--- START OF Available data ---

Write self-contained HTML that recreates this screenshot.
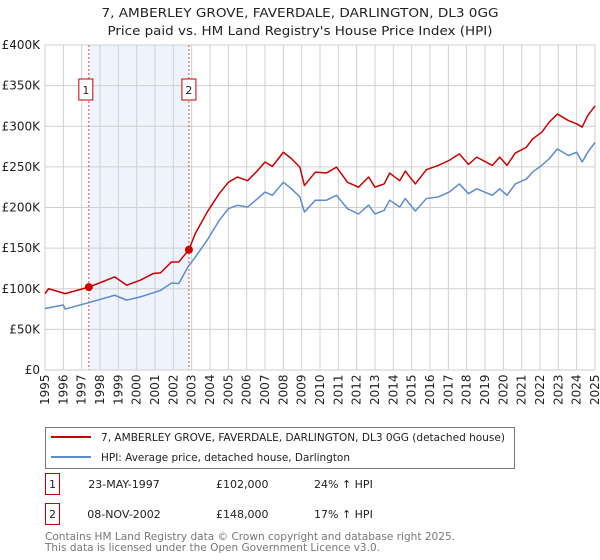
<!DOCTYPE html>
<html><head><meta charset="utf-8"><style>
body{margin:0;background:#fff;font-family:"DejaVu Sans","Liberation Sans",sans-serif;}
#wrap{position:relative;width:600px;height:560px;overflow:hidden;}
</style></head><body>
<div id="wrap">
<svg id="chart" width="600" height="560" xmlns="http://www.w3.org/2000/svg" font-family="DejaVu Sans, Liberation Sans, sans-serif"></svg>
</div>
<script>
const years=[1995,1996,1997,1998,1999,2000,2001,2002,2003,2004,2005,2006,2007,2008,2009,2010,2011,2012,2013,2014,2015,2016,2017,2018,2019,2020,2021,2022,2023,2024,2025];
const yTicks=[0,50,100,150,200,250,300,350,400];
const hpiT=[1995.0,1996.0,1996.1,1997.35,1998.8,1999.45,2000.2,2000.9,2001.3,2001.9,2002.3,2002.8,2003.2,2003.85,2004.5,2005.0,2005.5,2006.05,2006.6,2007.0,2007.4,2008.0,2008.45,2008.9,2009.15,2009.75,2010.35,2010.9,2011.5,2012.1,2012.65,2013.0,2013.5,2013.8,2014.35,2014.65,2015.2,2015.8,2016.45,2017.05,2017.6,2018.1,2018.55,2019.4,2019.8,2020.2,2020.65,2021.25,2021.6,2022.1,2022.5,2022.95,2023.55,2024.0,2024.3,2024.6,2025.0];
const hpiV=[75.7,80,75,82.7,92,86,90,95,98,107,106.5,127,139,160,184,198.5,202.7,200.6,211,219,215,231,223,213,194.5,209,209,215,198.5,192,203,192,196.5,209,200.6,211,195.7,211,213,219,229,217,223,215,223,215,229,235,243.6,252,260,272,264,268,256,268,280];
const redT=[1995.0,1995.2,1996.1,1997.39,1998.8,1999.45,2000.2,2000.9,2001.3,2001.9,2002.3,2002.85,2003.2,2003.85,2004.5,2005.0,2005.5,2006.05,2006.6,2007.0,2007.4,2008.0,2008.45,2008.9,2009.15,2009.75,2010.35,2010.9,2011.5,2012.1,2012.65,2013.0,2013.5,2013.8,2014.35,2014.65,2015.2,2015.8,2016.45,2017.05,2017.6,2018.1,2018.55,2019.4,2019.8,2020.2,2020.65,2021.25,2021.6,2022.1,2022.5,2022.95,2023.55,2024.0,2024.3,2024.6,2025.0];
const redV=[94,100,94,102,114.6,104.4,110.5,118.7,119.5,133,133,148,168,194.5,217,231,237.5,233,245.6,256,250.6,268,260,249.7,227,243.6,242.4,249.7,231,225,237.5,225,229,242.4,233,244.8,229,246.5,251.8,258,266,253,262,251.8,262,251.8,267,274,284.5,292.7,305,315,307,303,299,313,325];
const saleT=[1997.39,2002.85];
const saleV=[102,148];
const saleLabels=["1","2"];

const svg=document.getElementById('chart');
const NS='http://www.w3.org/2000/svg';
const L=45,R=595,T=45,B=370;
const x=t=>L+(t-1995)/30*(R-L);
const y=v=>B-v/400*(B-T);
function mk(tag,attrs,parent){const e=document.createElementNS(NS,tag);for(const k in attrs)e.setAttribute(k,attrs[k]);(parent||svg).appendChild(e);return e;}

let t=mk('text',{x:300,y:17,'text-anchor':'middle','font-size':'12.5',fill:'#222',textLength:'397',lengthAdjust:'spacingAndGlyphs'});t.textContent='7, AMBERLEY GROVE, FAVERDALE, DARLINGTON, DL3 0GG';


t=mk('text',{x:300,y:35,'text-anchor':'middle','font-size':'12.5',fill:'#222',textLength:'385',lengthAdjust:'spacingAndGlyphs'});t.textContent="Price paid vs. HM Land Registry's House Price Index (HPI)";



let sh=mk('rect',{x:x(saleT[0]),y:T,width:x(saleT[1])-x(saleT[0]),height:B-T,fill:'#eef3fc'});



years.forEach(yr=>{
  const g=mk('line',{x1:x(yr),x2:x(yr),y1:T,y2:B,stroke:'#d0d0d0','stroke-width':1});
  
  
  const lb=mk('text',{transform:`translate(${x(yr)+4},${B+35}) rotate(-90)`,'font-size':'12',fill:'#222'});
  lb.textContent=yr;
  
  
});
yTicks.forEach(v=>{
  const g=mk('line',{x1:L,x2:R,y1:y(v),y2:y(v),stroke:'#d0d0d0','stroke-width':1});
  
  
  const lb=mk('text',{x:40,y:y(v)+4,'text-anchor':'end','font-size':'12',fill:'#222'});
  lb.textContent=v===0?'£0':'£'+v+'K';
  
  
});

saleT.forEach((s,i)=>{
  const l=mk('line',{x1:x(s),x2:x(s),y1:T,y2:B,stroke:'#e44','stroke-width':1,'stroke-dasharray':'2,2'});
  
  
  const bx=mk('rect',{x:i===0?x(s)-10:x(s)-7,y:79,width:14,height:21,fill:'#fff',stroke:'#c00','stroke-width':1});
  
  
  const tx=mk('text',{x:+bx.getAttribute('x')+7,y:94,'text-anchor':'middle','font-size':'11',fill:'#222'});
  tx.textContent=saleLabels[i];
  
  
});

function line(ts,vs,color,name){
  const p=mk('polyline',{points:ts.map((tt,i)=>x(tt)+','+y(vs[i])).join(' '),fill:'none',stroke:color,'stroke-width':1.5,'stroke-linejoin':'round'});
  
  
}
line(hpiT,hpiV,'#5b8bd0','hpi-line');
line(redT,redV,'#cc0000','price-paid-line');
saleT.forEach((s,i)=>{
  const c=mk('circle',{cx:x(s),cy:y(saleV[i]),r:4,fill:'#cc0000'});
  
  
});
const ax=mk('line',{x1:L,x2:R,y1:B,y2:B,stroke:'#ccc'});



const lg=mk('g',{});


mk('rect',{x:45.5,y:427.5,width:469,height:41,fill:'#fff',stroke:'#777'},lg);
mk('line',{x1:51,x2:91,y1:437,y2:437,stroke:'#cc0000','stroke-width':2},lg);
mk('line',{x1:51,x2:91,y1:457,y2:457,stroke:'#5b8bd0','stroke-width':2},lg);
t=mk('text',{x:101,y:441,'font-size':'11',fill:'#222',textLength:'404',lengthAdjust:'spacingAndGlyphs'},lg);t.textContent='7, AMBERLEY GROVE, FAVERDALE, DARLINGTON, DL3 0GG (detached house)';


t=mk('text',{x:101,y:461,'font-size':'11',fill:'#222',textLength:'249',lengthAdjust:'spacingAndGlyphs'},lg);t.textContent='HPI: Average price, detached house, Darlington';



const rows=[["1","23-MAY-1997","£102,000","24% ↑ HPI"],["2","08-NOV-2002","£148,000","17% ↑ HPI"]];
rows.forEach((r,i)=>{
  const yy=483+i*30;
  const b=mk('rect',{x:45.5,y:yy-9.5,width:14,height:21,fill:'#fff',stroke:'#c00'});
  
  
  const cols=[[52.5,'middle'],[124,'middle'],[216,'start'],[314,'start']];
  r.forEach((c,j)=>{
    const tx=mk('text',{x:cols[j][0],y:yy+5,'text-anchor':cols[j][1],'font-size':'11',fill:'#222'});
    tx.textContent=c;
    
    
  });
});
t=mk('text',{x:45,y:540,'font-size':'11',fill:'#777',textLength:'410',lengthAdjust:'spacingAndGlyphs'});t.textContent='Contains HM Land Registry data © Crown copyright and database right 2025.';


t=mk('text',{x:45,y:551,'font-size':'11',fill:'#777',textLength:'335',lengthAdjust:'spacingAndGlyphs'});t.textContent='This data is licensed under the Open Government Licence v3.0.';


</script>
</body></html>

--- END OF Available data ---

Your copy of the data should match it exactly, except that pictures are left out.

Write self-contained HTML that recreates this screenshot.
<!DOCTYPE html>
<html><head><meta charset="utf-8"><style>
body{margin:0;background:#fff;font-family:"DejaVu Sans","Liberation Sans",sans-serif;}
#wrap{position:relative;width:600px;height:560px;overflow:hidden;}
</style></head><body>
<div id="wrap">
<svg id="chart" width="600" height="560" xmlns="http://www.w3.org/2000/svg" font-family="DejaVu Sans, Liberation Sans, sans-serif"></svg>
</div>
<script>
const years=[1995,1996,1997,1998,1999,2000,2001,2002,2003,2004,2005,2006,2007,2008,2009,2010,2011,2012,2013,2014,2015,2016,2017,2018,2019,2020,2021,2022,2023,2024,2025];
const yTicks=[0,50,100,150,200,250,300,350,400];
const hpiT=[1995.0,1996.0,1996.1,1997.35,1998.8,1999.45,2000.2,2000.9,2001.3,2001.9,2002.3,2002.8,2003.2,2003.85,2004.5,2005.0,2005.5,2006.05,2006.6,2007.0,2007.4,2008.0,2008.45,2008.9,2009.15,2009.75,2010.35,2010.9,2011.5,2012.1,2012.65,2013.0,2013.5,2013.8,2014.35,2014.65,2015.2,2015.8,2016.45,2017.05,2017.6,2018.1,2018.55,2019.4,2019.8,2020.2,2020.65,2021.25,2021.6,2022.1,2022.5,2022.95,2023.55,2024.0,2024.3,2024.6,2025.0];
const hpiV=[75.7,80,75,82.7,92,86,90,95,98,107,106.5,127,139,160,184,198.5,202.7,200.6,211,219,215,231,223,213,194.5,209,209,215,198.5,192,203,192,196.5,209,200.6,211,195.7,211,213,219,229,217,223,215,223,215,229,235,243.6,252,260,272,264,268,256,268,280];
const redT=[1995.0,1995.2,1996.1,1997.39,1998.8,1999.45,2000.2,2000.9,2001.3,2001.9,2002.3,2002.85,2003.2,2003.85,2004.5,2005.0,2005.5,2006.05,2006.6,2007.0,2007.4,2008.0,2008.45,2008.9,2009.15,2009.75,2010.35,2010.9,2011.5,2012.1,2012.65,2013.0,2013.5,2013.8,2014.35,2014.65,2015.2,2015.8,2016.45,2017.05,2017.6,2018.1,2018.55,2019.4,2019.8,2020.2,2020.65,2021.25,2021.6,2022.1,2022.5,2022.95,2023.55,2024.0,2024.3,2024.6,2025.0];
const redV=[94,100,94,102,114.6,104.4,110.5,118.7,119.5,133,133,148,168,194.5,217,231,237.5,233,245.6,256,250.6,268,260,249.7,227,243.6,242.4,249.7,231,225,237.5,225,229,242.4,233,244.8,229,246.5,251.8,258,266,253,262,251.8,262,251.8,267,274,284.5,292.7,305,315,307,303,299,313,325];
const saleT=[1997.39,2002.85];
const saleV=[102,148];
const saleLabels=["1","2"];

const svg=document.getElementById('chart');
const NS='http://www.w3.org/2000/svg';
const L=45,R=595,T=45,B=370;
const x=t=>L+(t-1995)/30*(R-L);
const y=v=>B-v/400*(B-T);
function mk(tag,attrs,parent){const e=document.createElementNS(NS,tag);for(const k in attrs)e.setAttribute(k,attrs[k]);(parent||svg).appendChild(e);return e;}

let t=mk('text',{x:300,y:17,'text-anchor':'middle','font-size':'12.5',fill:'#222',textLength:'397',lengthAdjust:'spacingAndGlyphs'});t.textContent='7, AMBERLEY GROVE, FAVERDALE, DARLINGTON, DL3 0GG';


t=mk('text',{x:300,y:35,'text-anchor':'middle','font-size':'12.5',fill:'#222',textLength:'385',lengthAdjust:'spacingAndGlyphs'});t.textContent="Price paid vs. HM Land Registry's House Price Index (HPI)";



let sh=mk('rect',{x:x(saleT[0]),y:T,width:x(saleT[1])-x(saleT[0]),height:B-T,fill:'#eef3fc'});



years.forEach(yr=>{
  const g=mk('line',{x1:x(yr),x2:x(yr),y1:T,y2:B,stroke:'#d0d0d0','stroke-width':1});
  
  
  const lb=mk('text',{transform:`translate(${x(yr)+4},${B+35}) rotate(-90)`,'font-size':'12',fill:'#222'});
  lb.textContent=yr;
  
  
});
yTicks.forEach(v=>{
  const g=mk('line',{x1:L,x2:R,y1:y(v),y2:y(v),stroke:'#d0d0d0','stroke-width':1});
  
  
  const lb=mk('text',{x:40,y:y(v)+4,'text-anchor':'end','font-size':'12',fill:'#222'});
  lb.textContent=v===0?'£0':'£'+v+'K';
  
  
});

saleT.forEach((s,i)=>{
  const l=mk('line',{x1:x(s),x2:x(s),y1:T,y2:B,stroke:'#e44','stroke-width':1,'stroke-dasharray':'2,2'});
  
  
  const bx=mk('rect',{x:i===0?x(s)-10:x(s)-7,y:79,width:14,height:21,fill:'#fff',stroke:'#c00','stroke-width':1});
  
  
  const tx=mk('text',{x:+bx.getAttribute('x')+7,y:94,'text-anchor':'middle','font-size':'11',fill:'#222'});
  tx.textContent=saleLabels[i];
  
  
});

function line(ts,vs,color,name){
  const p=mk('polyline',{points:ts.map((tt,i)=>x(tt)+','+y(vs[i])).join(' '),fill:'none',stroke:color,'stroke-width':1.5,'stroke-linejoin':'round'});
  
  
}
line(hpiT,hpiV,'#5b8bd0','hpi-line');
line(redT,redV,'#cc0000','price-paid-line');
saleT.forEach((s,i)=>{
  const c=mk('circle',{cx:x(s),cy:y(saleV[i]),r:4,fill:'#cc0000'});
  
  
});
const ax=mk('line',{x1:L,x2:R,y1:B,y2:B,stroke:'#ccc'});



const lg=mk('g',{});


mk('rect',{x:45.5,y:427.5,width:469,height:41,fill:'#fff',stroke:'#777'},lg);
mk('line',{x1:51,x2:91,y1:437,y2:437,stroke:'#cc0000','stroke-width':2},lg);
mk('line',{x1:51,x2:91,y1:457,y2:457,stroke:'#5b8bd0','stroke-width':2},lg);
t=mk('text',{x:101,y:441,'font-size':'11',fill:'#222',textLength:'404',lengthAdjust:'spacingAndGlyphs'},lg);t.textContent='7, AMBERLEY GROVE, FAVERDALE, DARLINGTON, DL3 0GG (detached house)';


t=mk('text',{x:101,y:461,'font-size':'11',fill:'#222',textLength:'249',lengthAdjust:'spacingAndGlyphs'},lg);t.textContent='HPI: Average price, detached house, Darlington';



const rows=[["1","23-MAY-1997","£102,000","24% ↑ HPI"],["2","08-NOV-2002","£148,000","17% ↑ HPI"]];
rows.forEach((r,i)=>{
  const yy=483+i*30;
  const b=mk('rect',{x:45.5,y:yy-9.5,width:14,height:21,fill:'#fff',stroke:'#c00'});
  
  
  const cols=[[52.5,'middle'],[124,'middle'],[216,'start'],[314,'start']];
  r.forEach((c,j)=>{
    const tx=mk('text',{x:cols[j][0],y:yy+5,'text-anchor':cols[j][1],'font-size':'11',fill:'#222'});
    tx.textContent=c;
    
    
  });
});
t=mk('text',{x:45,y:540,'font-size':'11',fill:'#777',textLength:'410',lengthAdjust:'spacingAndGlyphs'});t.textContent='Contains HM Land Registry data © Crown copyright and database right 2025.';


t=mk('text',{x:45,y:551,'font-size':'11',fill:'#777',textLength:'335',lengthAdjust:'spacingAndGlyphs'});t.textContent='This data is licensed under the Open Government Licence v3.0.';


</script>
</body></html>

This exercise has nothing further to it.